(Plotting code records)
--------------------------------------------------

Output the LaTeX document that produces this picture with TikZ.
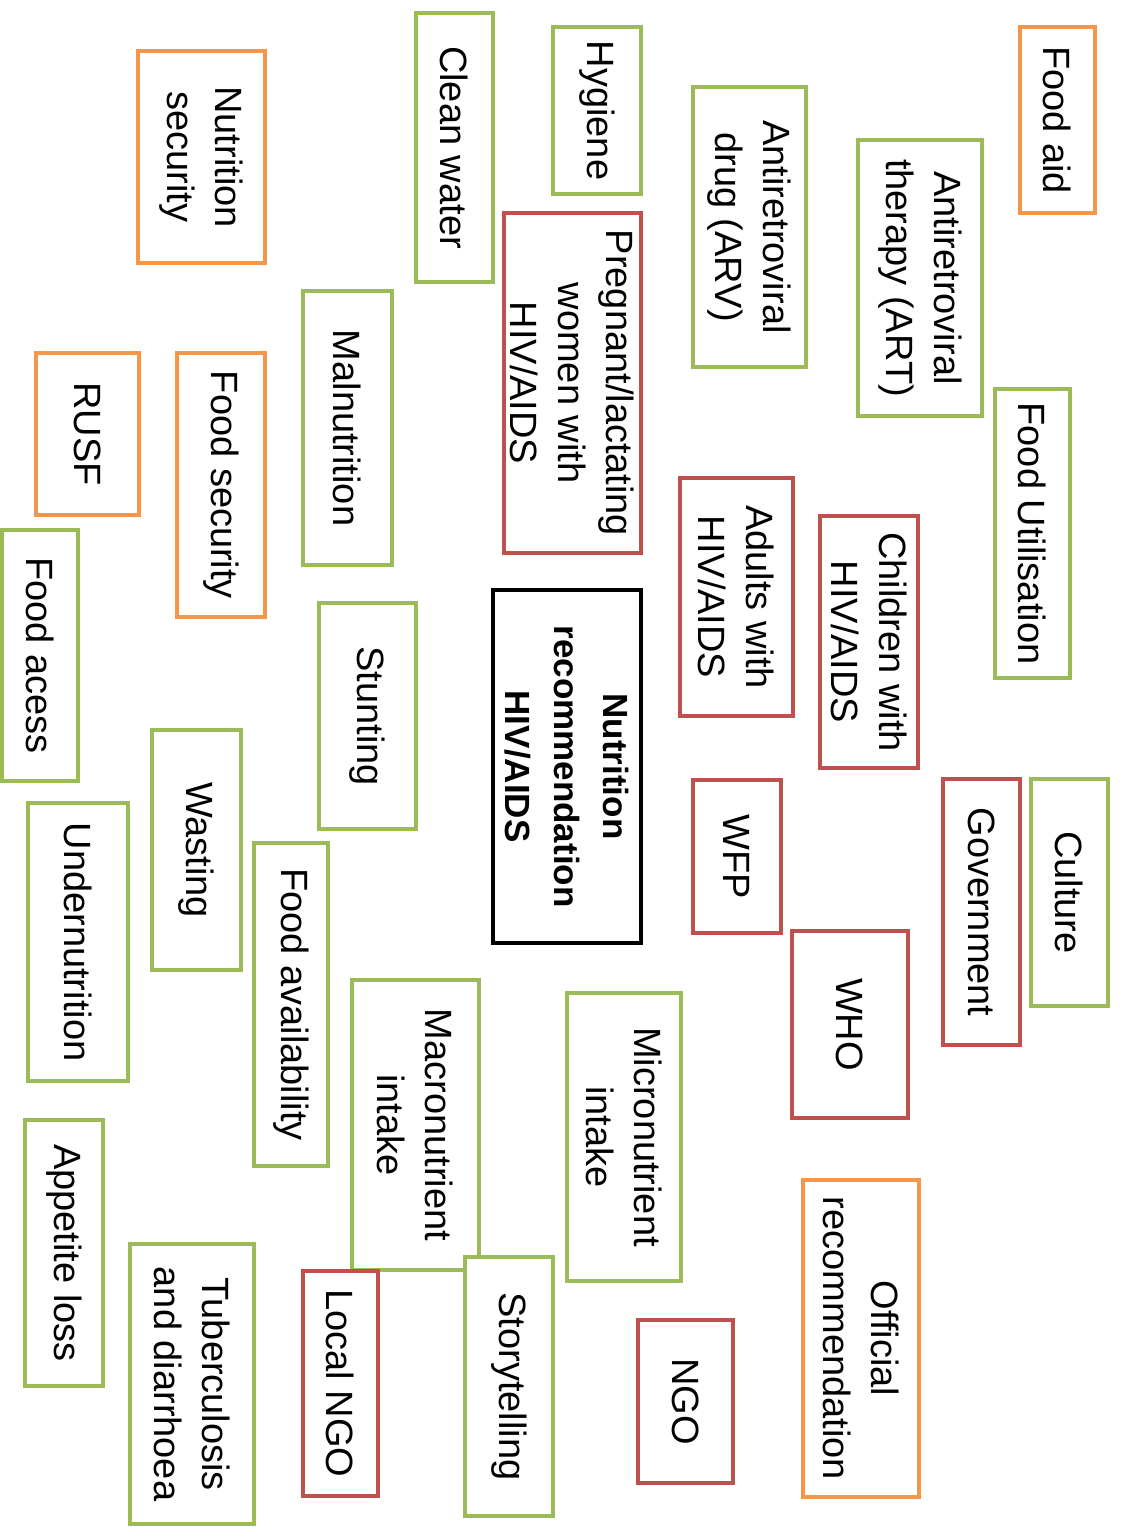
\documentclass[tikz,border=0pt]{standalone}
\usepackage{fontspec}
\setmainfont{Liberation Sans}
\definecolor{cgreen}{HTML}{9BBB59}
\definecolor{corange}{HTML}{F79646}
\definecolor{cred}{HTML}{C0504D}
\begin{document}
\begin{tikzpicture}[x=1pt,y=-1pt,
  card/.style={draw, line width=4pt, fill=white, rotate=-90, align=center,
    inner sep=0pt, font=\fontsize{38}{48}\selectfont},
  gcard/.style={card, draw=cgreen},
  ocard/.style={card, draw=corange},
  rcard/.style={card, draw=cred},
  hub/.style={card, draw=black, line width=4.5pt,
    font=\fontsize{35}{49}\selectfont\bfseries}]
\useasboundingbox (0,0) rectangle (1120,1529);

% top band
\node[ocard, minimum width=186, minimum height=75]  (fa)   at (1057.5,120)  {Food aid};
\node[gcard, minimum width=276, minimum height=124] (art)  at (920,278)     {Antiretroviral\\therapy (ART)};
\node[gcard, minimum width=280, minimum height=113] (arv)  at (749.5,227)   {Antiretroviral\\drug (ARV)};
\node[gcard, minimum width=167, minimum height=88]  (hyg)  at (597,110.5)   {Hygiene};
\node[gcard, minimum width=269, minimum height=77]  (cw)   at (454.5,147.5) {Clean water};
\node[ocard, minimum width=212, minimum height=127] (ns)   at (201.5,157)   {Nutrition\\security};

% upper middle band
\node[rcard, minimum width=340, minimum height=137] (plw)  at (572.5,383)   {Pregnant/lactating\\women with\\HIV/AIDS};
\node[gcard, minimum width=274, minimum height=89]  (mal)  at (347.5,428)   {Malnutrition};
\node[ocard, minimum width=264, minimum height=88]  (fs)   at (221,485)     {Food security};
\node[ocard, minimum width=162, minimum height=103] (rusf) at (87.5,434)    {RUSF};
\node[gcard, minimum width=289, minimum height=75]  (fu)   at (1032.5,533.5){Food Utilisation};
\node[rcard, minimum width=252, minimum height=98]  (chi)  at (869,642)     {Children with\\HIV/AIDS};
\node[rcard, minimum width=238, minimum height=113] (adu)  at (736.5,597)   {Adults with\\HIV/AIDS};

% central topic
\node[hub, minimum width=353, minimum height=148]   (main) at (567,766.5)   {Nutrition\\recommendation\\HIV/AIDS};

% middle band
\node[gcard, minimum width=226, minimum height=97]  (stu)  at (367.5,716)   {Stunting};
\node[gcard, minimum width=251, minimum height=76]  (fac)  at (40,655.5)    {Food acess};
\node[gcard, minimum width=240, minimum height=89]  (was)  at (196.5,850)   {Wasting};
\node[gcard, minimum width=278, minimum height=100] (und)  at (78,942)      {Undernutrition};
\node[gcard, minimum width=323, minimum height=74]  (fav)  at (291,1004.5)  {Food availability};
\node[rcard, minimum width=153, minimum height=88]  (wfp)  at (737,856.5)   {WFP};
\node[gcard, minimum width=227, minimum height=77]  (cul)  at (1069.5,892.5){Culture};
\node[rcard, minimum width=266, minimum height=77]  (gov)  at (981.5,912)   {Government};
\node[rcard, minimum width=187, minimum height=116] (who)  at (850,1024.5)  {WHO};

% lower band
\node[gcard, minimum width=288, minimum height=114] (mic)  at (624,1137)    {Micronutrient\\intake};
\node[gcard, minimum width=290, minimum height=127] (mac)  at (415.5,1125)  {Macronutrient\\intake};
\node[gcard, minimum width=266, minimum height=78]  (app)  at (64,1253)     {Appetite loss};
\node[gcard, minimum width=280, minimum height=124] (tub)  at (192,1384)    {Tuberculosis\\and diarrhoea};
\node[rcard, minimum width=225, minimum height=75]  (lngo) at (340.5,1383.5){Local NGO};
\node[gcard, minimum width=259, minimum height=88]  (sto)  at (509,1386.5)  {Storytelling};
\node[rcard, minimum width=163, minimum height=95]  (ngo)  at (685.5,1401.5){NGO};
\node[ocard, minimum width=317, minimum height=116] (off)  at (861,1338.5)  {Official\\recommendation};
\end{tikzpicture}
\end{document}
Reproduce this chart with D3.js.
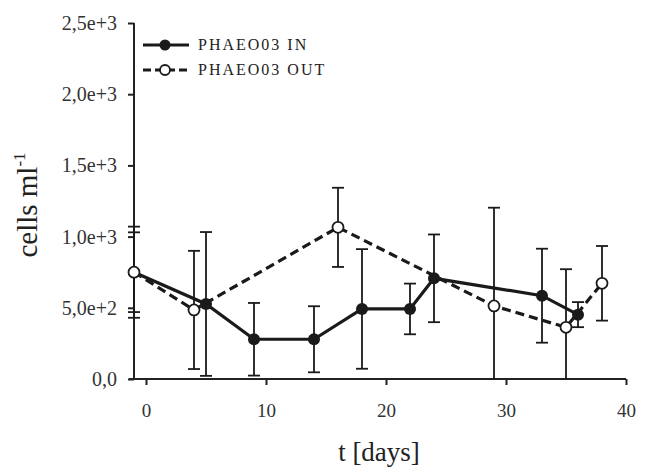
<!DOCTYPE html>
<html lang="en">
<head>
    <meta charset="UTF-8">
    <title>PHAEO03 cells</title>
    <script src="https://d3js.org/d3.v7.min.js"></script>
    <style>
        body { margin: 0; background: #fff; }
    </style>
</head>
<body>
<script>
    const width = 653;
    const height = 475;

    // data
    const daysIn = [-1, 5, 9, 14, 18, 22, 24, 33, 36];
    const valuesIn = [750, 527, 279, 279, 492, 492, 707, 585, 452];
    const errIn = [320, 505, 255, 232, 420, 178, 308, 330, 88];

    const daysOut = [-1, 4, 16, 29, 35, 38];
    const valuesOut = [750, 485, 1065, 513, 363, 672];
    const errOut = [280, 415, 278, 690, 408, 262];

    const yTicks = [0, 500, 1000, 1500, 2000, 2500];
    const xTicks = [0, 10, 20, 30, 40];

    const seriesIn = daysIn.map((d, i) => ({ x: d, y: valuesIn[i], e: errIn[i] }));
    const seriesOut = daysOut.map((d, i) => ({ x: d, y: valuesOut[i], e: errOut[i] }));

    const svg = d3.select("body").append("svg")
        .attr("width", width)
        .attr("height", height);

    const x = d3.scaleLinear().domain([-1, 40]).range([134, 626]);
    const y = d3.scaleLinear().domain([0, 2500]).range([379, 23]);

    const fmt = function (v) {
        if (v === 0) return "0,0";
        return d3.format(".1e")(v).replace(".", ",");
    };

    // axes
    const yAxis = svg.append("g")
        .attr("transform", "translate(134,0)")
        .call(d3.axisLeft(y).tickValues(yTicks).tickSize(6).tickPadding(11).tickFormat(fmt));
    yAxis.select(".domain").attr("d", "M0," + y(2500) + "V" + y(0)).attr("stroke", "#222").attr("stroke-width", 2);
    yAxis.selectAll(".tick line").attr("stroke", "#222").attr("stroke-width", 2);
    yAxis.selectAll(".tick text").style("font-size", "20px").attr("fill", "#333");

    const xAxis = svg.append("g")
        .attr("transform", "translate(0,379)")
        .call(d3.axisBottom(x).tickValues(xTicks).tickSize(6));
    xAxis.select(".domain").attr("d", "M129,0H" + x(40)).attr("stroke", "#222").attr("stroke-width", 2);
    xAxis.selectAll(".tick line").attr("stroke", "#222").attr("stroke-width", 2);
    xAxis.selectAll(".tick text").style("font-size", "19px").attr("fill", "#333")
        .attr("y", 38).attr("dy", null);

    // axis titles
    const yTitle = svg.append("text")
        .attr("transform", "translate(37,205) rotate(-90)")
        .attr("text-anchor", "middle")
        .attr("fill", "#222")
        .style("font-size", "29px");
    yTitle.append("tspan").text("cells ml");
    yTitle.append("tspan").attr("dy", -12).style("font-size", "17px").text("-1");

    svg.append("text")
        .attr("x", 379)
        .attr("y", 461)
        .attr("text-anchor", "middle")
        .attr("fill", "#222")
        .style("font-size", "27px")
        .text("t [days]");

    // lines
    const line = d3.line().x(d => x(d.x)).y(d => y(d.y));

    svg.append("path")
        .datum(seriesOut)
        .attr("d", line)
        .attr("fill", "none")
        .attr("stroke", "#1a1a1a")
        .attr("stroke-width", 3.2)
        .attr("stroke-dasharray", "9,5");

    svg.append("path")
        .datum(seriesIn)
        .attr("d", line)
        .attr("fill", "none")
        .attr("stroke", "#1a1a1a")
        .attr("stroke-width", 3.2);

    // error bars
    function errorBars(data) {
        const g = svg.append("g").attr("stroke", "#1a1a1a").attr("stroke-width", 1.8);
        data.forEach(function (d) {
            const top = y(d.y + d.e);
            const bot = y(Math.max(0, d.y - d.e));
            g.append("line").attr("x1", x(d.x)).attr("x2", x(d.x)).attr("y1", top).attr("y2", bot);
            g.append("line").attr("x1", x(d.x) - 6).attr("x2", x(d.x) + 6).attr("y1", top).attr("y2", top);
            if (d.y - d.e > 0) {
                g.append("line").attr("x1", x(d.x) - 6).attr("x2", x(d.x) + 6).attr("y1", bot).attr("y2", bot);
            }
        });
    }
    errorBars(seriesOut);
    errorBars(seriesIn);

    // markers
    svg.selectAll(".ptIn")
        .data(seriesIn)
        .enter().append("circle")
        .attr("class", "ptIn")
        .attr("cx", d => x(d.x))
        .attr("cy", d => y(d.y))
        .attr("r", 6)
        .attr("fill", "#1a1a1a");

    svg.selectAll(".ptOut")
        .data(seriesOut)
        .enter().append("circle")
        .attr("class", "ptOut")
        .attr("cx", d => x(d.x))
        .attr("cy", d => y(d.y))
        .attr("r", 5.5)
        .attr("fill", "#fff")
        .attr("stroke", "#1a1a1a")
        .attr("stroke-width", 1.8);

    // legend
    const legend = svg.append("g").attr("transform", "translate(143,45)");
    legend.append("line").attr("x1", 0).attr("x2", 46).attr("y1", 0).attr("y2", 0)
        .attr("stroke", "#1a1a1a").attr("stroke-width", 3.2);
    legend.append("circle").attr("cx", 22).attr("cy", 0).attr("r", 5.5).attr("fill", "#1a1a1a");
    legend.append("text").attr("x", 55).attr("y", 5).attr("fill", "#222").text("PHAEO03 IN");

    legend.append("line").attr("x1", 0).attr("x2", 46).attr("y1", 25).attr("y2", 25)
        .attr("stroke", "#1a1a1a").attr("stroke-width", 3.2).attr("stroke-dasharray", "8,4");
    legend.append("circle").attr("cx", 22).attr("cy", 25).attr("r", 5)
        .attr("fill", "#fff").attr("stroke", "#1a1a1a").attr("stroke-width", 1.8);
    legend.append("text").attr("x", 55).attr("y", 30).attr("fill", "#222").text("PHAEO03 OUT");
    legend.selectAll("text").style("font-size", "16px").style("letter-spacing", "2px");

    // serif font everywhere
    svg.selectAll("text").style("font-family", "'Liberation Serif', serif");
</script>
</body>
</html>
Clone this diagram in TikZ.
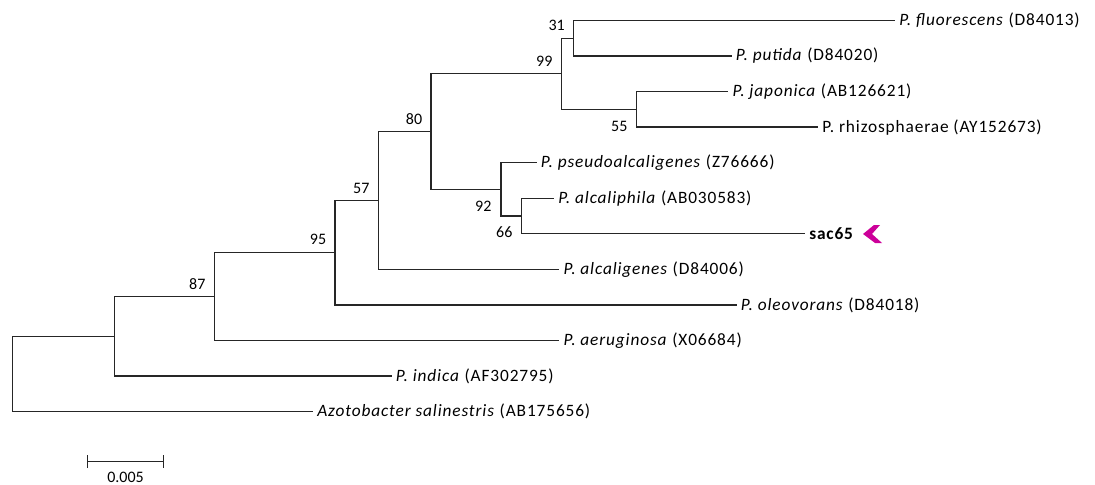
\documentclass[tikz,border=0pt]{standalone}
\usepackage{fontspec}
\setmainfont{Carlito}
\newfontfamily\leaffont[LetterSpace=5]{Carlito}
\usetikzlibrary{arrows.meta}
\usetikzlibrary{calc}
\tikzset{>=latex}
\tikzset{
    branch/.style={line width=1pt, black!85},
    leaf/.style={anchor=west, inner xsep=3pt, inner ysep=1pt, font=\leaffont\fontsize{13}{15}\selectfont},
    boot/.style={inner sep=0pt, font=\fontsize{12}{14}\selectfont},
    pointer/.style={fill={rgb,255:red,204;green,0;blue,153}},
}

\begin{document}
\begin{tikzpicture}[x=0.75pt,y=-0.75pt]

    \useasboundingbox (0,0) rectangle (1095,485);

    % internal nodes of the tree
    \coordinate (root) at (12.5,374);
    \coordinate (nA) at (114.3,336.3);
    \coordinate (n87) at (214.3,296.6);
    \coordinate (n95) at (335,252.7);
    \coordinate (n57) at (378.3,200.5);
    \coordinate (n80) at (431,131.6);
    \coordinate (n99) at (561.7,73.8);
    \coordinate (n31) at (573.3,38.3);
    \coordinate (n55) at (636.7,109.4);
    \coordinate (n92) at (501,189.4);
    \coordinate (n66) at (521.7,216);

    % leaves
    \node[leaf] (fluo) at (895,20.5) {\textit{P. fluorescens} (D84013)};
    \node[leaf] (puti) at (731.7,56) {\textit{P. putida} (D84020)};
    \node[leaf] (japo) at (728.3,91.6) {\textit{P. japonica} (AB126621)};
    \node[leaf] (rhiz) at (818,127.1) {P. rhizosphaerae (AY152673)};
    \node[leaf] (pseu) at (536.7,162.7) {\textit{P. pseudoalcaligenes} (Z76666)};
    \node[leaf] (alcp) at (554,198.2) {\textit{P. alcaliphila} (AB030583)};
    \node[leaf, font=\leaffont\fontsize{13}{15}\selectfont\bfseries] (sac) at (805,233.8) {sac65};
    \node[leaf] (alcg) at (559.3,269.4) {\textit{P. alcaligenes} (D84006)};
    \node[leaf] (oleo) at (736.7,304.9) {\textit{P. oleovorans} (D84018)};
    \node[leaf] (aeru) at (559.3,340.5) {\textit{P. aeruginosa} (X06684)};
    \node[leaf] (indi) at (391.7,376) {\textit{P. indica} (AF302795)};
    \node[leaf] (azot) at (313,411.6) {\textit{Azotobacter salinestris} (AB175656)};

    % branches
    \draw[branch] (root) |- (nA);
    \draw[branch] (root) |- (azot);
    \draw[branch] (nA) |- (n87);
    \draw[branch] (nA) |- (indi);
    \draw[branch] (n87) |- (n95);
    \draw[branch] (n87) |- (aeru);
    \draw[branch] (n95) |- (n57);
    \draw[branch] (n95) |- (oleo);
    \draw[branch] (n57) |- (n80);
    \draw[branch] (n57) |- (alcg);
    \draw[branch] (n80) |- (n99);
    \draw[branch] (n80) |- (n92);
    \draw[branch] (n99) |- (n31);
    \draw[branch] (n99) |- (n55);
    \draw[branch] (n31) |- (fluo);
    \draw[branch] (n31) |- (puti);
    \draw[branch] (n55) |- (japo);
    \draw[branch] (n55) |- (rhiz);
    \draw[branch] (n92) |- (pseu);
    \draw[branch] (n92) |- (n66);
    \draw[branch] (n66) |- (alcp);
    \draw[branch] (n66) |- (sac);

    % bootstrap values
    \node[boot] (b87) at ($(n87)+(-17,-13)$) {87};
    \node[boot] (b95) at ($(n95)+(-17,-13)$) {95};
    \node[boot] (b57) at ($(n57)+(-17,-12.5)$) {57};
    \node[boot] (b80) at ($(n80)+(-17,-12.6)$) {80};
    \node[boot] (b99) at ($(n99)+(-17.4,-12.8)$) {99};
    \node[boot] (b31) at ($(n31)+(-16.6,-12.6)$) {31};
    \node[boot] (b55) at ($(n55)+(-17.4,16.6)$) {55};
    \node[boot] (b92) at ($(n92)+(-17.7,16.6)$) {92};
    \node[boot] (b66) at ($(n66)+(-17.4,16.3)$) {66};

    % marker for the isolate
    \coordinate (tip) at (863,234);
    \fill[pointer] (tip) -- ++(11,-9) -- ++(6,0) -- ++(-8,9) -- ++(10,9) -- ++(-7,0) -- cycle;

    % scale bar
    \coordinate (s0) at (86.7,461.7);
    \coordinate (s1) at (164.3,461.7);
    \draw[branch, {Bar[width=9.5pt]}-{Bar[width=9.5pt]}] (s0) -- (s1);
    \node[boot] (scale) at ($(s0)!0.5!(s1)+(0,15.5)$) {0.005};

\end{tikzpicture}
\end{document}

--------------------------------------------------

- Task directions:
Starting at the first line of the entries, restate word for word everything through the line that holds "(0,0) rectangle (1120,1529);", both ends included, but omit any pictures.

- Result:
Output the LaTeX document that produces this picture with TikZ.
\documentclass[tikz,border=0pt]{standalone}
\usepackage{fontspec}
\setmainfont{Liberation Sans}
\definecolor{cgreen}{HTML}{9BBB59}
\definecolor{corange}{HTML}{F79646}
\definecolor{cred}{HTML}{C0504D}
\begin{document}
\begin{tikzpicture}[x=1pt,y=-1pt,
  card/.style={draw, line width=4pt, fill=white, rotate=-90, align=center,
    inner sep=0pt, font=\fontsize{38}{48}\selectfont},
  gcard/.style={card, draw=cgreen},
  ocard/.style={card, draw=corange},
  rcard/.style={card, draw=cred},
  hub/.style={card, draw=black, line width=4.5pt,
    font=\fontsize{35}{49}\selectfont\bfseries}]
\useasboundingbox (0,0) rectangle (1120,1529);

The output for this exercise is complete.